### Aim of the exercise
Write out every line below that includes the word "image".

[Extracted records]
-- -- --

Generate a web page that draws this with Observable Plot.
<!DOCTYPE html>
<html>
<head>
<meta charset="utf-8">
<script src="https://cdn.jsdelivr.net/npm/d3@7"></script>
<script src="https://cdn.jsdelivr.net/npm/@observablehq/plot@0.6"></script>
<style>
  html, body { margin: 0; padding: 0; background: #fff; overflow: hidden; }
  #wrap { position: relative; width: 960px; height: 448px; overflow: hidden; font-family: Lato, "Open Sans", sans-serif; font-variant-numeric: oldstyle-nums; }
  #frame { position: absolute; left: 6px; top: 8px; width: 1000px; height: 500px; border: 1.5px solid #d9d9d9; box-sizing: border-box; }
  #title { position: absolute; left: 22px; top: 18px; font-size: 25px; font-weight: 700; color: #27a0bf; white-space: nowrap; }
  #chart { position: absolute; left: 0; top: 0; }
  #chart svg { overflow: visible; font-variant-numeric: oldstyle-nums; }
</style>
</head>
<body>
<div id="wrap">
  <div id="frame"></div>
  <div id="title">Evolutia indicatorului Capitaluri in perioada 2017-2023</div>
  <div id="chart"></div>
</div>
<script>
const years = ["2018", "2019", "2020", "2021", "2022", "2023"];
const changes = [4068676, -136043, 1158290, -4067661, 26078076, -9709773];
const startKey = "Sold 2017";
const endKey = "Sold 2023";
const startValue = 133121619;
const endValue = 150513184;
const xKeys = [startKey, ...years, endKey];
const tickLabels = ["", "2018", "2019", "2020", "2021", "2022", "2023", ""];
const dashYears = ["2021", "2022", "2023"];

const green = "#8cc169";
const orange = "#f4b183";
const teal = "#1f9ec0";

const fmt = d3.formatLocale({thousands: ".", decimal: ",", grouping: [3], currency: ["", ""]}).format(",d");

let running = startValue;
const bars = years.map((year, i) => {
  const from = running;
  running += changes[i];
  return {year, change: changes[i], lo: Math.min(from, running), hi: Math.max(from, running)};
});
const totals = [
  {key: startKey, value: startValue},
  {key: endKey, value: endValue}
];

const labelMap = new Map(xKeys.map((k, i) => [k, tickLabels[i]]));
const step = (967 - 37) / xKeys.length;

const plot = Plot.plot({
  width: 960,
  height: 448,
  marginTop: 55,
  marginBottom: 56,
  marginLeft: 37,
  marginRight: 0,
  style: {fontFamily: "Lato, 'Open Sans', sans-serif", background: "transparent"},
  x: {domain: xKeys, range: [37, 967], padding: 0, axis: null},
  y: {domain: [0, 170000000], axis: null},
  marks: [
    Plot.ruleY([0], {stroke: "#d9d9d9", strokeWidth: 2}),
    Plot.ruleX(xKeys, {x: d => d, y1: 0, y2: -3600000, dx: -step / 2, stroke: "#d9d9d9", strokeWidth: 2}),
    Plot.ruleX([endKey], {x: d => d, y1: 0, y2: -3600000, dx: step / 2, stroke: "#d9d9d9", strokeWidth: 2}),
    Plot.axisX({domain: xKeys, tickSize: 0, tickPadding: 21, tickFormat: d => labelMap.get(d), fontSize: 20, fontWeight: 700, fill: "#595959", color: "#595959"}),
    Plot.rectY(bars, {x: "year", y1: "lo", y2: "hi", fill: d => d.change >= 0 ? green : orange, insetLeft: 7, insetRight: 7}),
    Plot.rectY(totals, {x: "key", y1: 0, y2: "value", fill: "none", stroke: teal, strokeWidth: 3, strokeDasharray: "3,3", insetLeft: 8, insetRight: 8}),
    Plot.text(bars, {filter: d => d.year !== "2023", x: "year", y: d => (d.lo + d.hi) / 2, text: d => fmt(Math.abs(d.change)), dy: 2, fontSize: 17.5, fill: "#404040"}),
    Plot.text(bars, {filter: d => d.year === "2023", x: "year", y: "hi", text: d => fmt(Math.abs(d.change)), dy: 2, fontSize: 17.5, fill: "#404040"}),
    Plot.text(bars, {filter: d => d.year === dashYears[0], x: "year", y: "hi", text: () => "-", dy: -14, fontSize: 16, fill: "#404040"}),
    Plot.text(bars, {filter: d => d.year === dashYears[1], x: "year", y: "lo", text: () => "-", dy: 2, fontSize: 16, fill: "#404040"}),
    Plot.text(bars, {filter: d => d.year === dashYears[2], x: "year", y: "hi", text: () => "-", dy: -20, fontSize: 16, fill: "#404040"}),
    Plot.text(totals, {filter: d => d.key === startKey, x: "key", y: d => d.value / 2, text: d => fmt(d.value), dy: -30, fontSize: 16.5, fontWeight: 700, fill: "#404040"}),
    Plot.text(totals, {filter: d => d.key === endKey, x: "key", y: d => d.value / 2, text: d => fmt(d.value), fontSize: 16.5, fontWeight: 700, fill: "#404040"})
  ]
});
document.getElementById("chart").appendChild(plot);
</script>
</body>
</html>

-- -- --

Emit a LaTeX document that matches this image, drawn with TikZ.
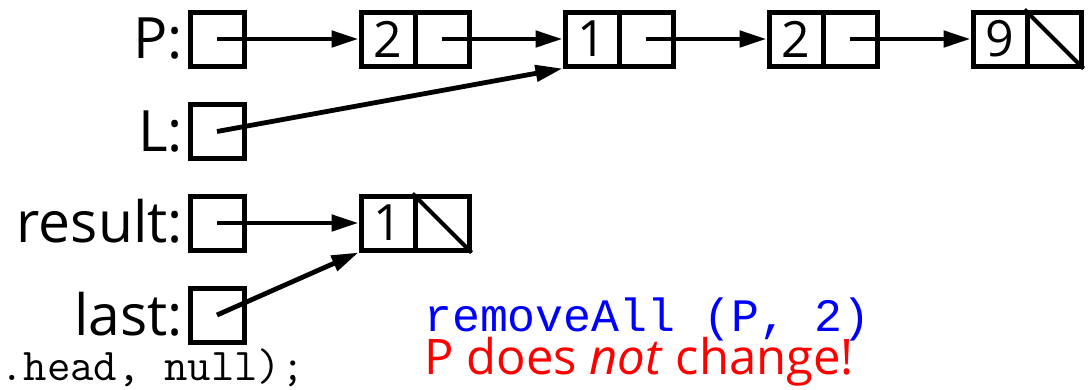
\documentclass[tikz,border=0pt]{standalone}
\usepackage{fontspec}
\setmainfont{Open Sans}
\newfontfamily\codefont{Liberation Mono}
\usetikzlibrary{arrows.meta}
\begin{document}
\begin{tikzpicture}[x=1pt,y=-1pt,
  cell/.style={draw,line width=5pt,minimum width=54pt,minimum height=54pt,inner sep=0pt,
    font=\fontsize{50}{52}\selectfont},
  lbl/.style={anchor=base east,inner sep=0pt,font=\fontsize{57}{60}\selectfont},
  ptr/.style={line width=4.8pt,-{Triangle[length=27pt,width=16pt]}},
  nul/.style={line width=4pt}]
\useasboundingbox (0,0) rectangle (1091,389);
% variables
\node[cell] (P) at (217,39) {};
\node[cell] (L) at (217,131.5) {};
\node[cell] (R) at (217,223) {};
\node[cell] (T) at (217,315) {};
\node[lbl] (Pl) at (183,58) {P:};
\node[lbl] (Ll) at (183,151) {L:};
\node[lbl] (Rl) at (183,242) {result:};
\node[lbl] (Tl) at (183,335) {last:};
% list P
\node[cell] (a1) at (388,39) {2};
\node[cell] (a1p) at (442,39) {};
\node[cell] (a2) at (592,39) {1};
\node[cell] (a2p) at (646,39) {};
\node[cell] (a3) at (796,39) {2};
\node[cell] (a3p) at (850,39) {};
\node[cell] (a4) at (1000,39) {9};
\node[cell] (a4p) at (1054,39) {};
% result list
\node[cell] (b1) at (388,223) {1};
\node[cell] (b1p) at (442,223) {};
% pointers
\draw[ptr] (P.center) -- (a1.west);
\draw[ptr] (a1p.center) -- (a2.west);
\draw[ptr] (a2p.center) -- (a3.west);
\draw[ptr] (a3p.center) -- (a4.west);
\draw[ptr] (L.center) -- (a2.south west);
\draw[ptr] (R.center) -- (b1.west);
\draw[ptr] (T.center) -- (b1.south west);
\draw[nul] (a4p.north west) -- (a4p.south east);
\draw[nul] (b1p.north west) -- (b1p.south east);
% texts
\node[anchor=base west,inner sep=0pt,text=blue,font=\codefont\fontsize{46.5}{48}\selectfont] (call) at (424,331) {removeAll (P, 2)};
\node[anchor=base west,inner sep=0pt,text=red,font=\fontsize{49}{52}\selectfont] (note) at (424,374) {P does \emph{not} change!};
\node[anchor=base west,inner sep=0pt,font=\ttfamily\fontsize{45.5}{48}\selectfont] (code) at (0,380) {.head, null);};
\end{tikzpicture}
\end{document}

-- -- --

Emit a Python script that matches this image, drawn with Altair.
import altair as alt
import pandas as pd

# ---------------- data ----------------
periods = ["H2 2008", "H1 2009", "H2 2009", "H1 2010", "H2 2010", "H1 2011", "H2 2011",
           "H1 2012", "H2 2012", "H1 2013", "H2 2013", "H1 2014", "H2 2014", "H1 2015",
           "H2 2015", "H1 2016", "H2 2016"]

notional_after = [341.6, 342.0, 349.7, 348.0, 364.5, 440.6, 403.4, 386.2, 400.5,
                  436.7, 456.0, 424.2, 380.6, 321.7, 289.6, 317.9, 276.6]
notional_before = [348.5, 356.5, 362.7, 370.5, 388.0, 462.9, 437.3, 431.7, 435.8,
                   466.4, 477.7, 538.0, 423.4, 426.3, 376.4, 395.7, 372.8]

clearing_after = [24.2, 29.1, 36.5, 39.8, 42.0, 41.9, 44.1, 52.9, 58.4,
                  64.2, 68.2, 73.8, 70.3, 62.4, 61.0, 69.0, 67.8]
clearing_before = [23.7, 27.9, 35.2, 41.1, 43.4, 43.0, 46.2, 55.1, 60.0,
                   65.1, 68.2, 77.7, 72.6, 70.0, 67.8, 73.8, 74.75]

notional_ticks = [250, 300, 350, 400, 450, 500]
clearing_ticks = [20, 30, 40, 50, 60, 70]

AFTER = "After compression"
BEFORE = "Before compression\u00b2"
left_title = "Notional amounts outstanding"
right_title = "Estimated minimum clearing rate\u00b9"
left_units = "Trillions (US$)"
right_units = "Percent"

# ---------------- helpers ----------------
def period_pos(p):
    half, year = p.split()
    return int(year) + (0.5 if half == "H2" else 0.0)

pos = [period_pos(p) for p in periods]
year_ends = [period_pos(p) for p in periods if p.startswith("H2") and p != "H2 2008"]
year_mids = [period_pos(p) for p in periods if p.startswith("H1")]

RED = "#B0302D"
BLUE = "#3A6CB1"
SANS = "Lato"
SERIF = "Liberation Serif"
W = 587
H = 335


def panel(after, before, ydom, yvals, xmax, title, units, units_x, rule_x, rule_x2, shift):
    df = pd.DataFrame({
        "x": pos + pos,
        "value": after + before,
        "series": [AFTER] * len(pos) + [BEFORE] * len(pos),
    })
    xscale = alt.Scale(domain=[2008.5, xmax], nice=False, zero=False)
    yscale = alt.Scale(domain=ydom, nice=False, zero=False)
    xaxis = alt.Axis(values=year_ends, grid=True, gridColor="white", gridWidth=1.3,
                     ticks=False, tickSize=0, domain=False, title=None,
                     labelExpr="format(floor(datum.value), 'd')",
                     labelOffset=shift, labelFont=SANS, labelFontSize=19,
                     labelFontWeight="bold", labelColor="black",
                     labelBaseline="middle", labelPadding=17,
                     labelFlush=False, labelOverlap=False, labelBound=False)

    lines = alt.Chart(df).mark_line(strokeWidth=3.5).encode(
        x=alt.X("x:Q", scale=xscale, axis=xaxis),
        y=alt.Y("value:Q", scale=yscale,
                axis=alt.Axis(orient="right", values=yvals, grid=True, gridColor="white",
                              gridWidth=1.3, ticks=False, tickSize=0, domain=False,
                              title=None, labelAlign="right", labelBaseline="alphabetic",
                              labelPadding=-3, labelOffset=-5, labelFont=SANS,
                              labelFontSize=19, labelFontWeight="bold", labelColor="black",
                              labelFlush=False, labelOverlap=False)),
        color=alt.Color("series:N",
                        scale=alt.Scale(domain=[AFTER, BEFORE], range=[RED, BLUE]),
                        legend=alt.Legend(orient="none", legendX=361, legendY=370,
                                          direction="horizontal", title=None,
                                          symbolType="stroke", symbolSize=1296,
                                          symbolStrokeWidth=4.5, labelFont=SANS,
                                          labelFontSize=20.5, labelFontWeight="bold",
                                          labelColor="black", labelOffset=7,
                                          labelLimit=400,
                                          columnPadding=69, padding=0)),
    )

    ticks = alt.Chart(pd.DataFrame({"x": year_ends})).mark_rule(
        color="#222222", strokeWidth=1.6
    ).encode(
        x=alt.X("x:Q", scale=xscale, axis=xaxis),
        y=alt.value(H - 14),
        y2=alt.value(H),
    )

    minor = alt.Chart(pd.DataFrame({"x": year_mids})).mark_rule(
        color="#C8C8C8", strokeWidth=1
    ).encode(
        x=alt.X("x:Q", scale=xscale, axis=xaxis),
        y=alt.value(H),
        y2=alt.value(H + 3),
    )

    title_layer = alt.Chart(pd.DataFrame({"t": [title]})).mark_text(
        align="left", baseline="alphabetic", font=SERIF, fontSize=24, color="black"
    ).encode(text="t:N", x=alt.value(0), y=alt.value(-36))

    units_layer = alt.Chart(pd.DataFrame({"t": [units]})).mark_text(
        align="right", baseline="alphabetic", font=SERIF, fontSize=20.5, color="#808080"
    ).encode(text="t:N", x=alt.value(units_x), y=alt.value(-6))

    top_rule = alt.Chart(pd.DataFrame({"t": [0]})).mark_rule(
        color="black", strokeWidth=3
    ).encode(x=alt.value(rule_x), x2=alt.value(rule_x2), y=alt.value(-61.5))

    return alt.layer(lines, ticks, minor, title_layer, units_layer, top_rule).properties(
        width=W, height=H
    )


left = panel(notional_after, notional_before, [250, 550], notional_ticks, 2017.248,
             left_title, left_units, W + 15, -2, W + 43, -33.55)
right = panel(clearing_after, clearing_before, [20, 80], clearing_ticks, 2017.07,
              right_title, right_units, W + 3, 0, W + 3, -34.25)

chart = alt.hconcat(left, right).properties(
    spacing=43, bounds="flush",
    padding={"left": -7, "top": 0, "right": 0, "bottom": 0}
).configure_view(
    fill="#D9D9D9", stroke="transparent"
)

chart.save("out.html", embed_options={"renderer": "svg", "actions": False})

-- -- --

### Solution to the exercise
Emit a LaTeX document that matches this image, drawn with TikZ.
Emit a Python script that matches this image, drawn with Altair.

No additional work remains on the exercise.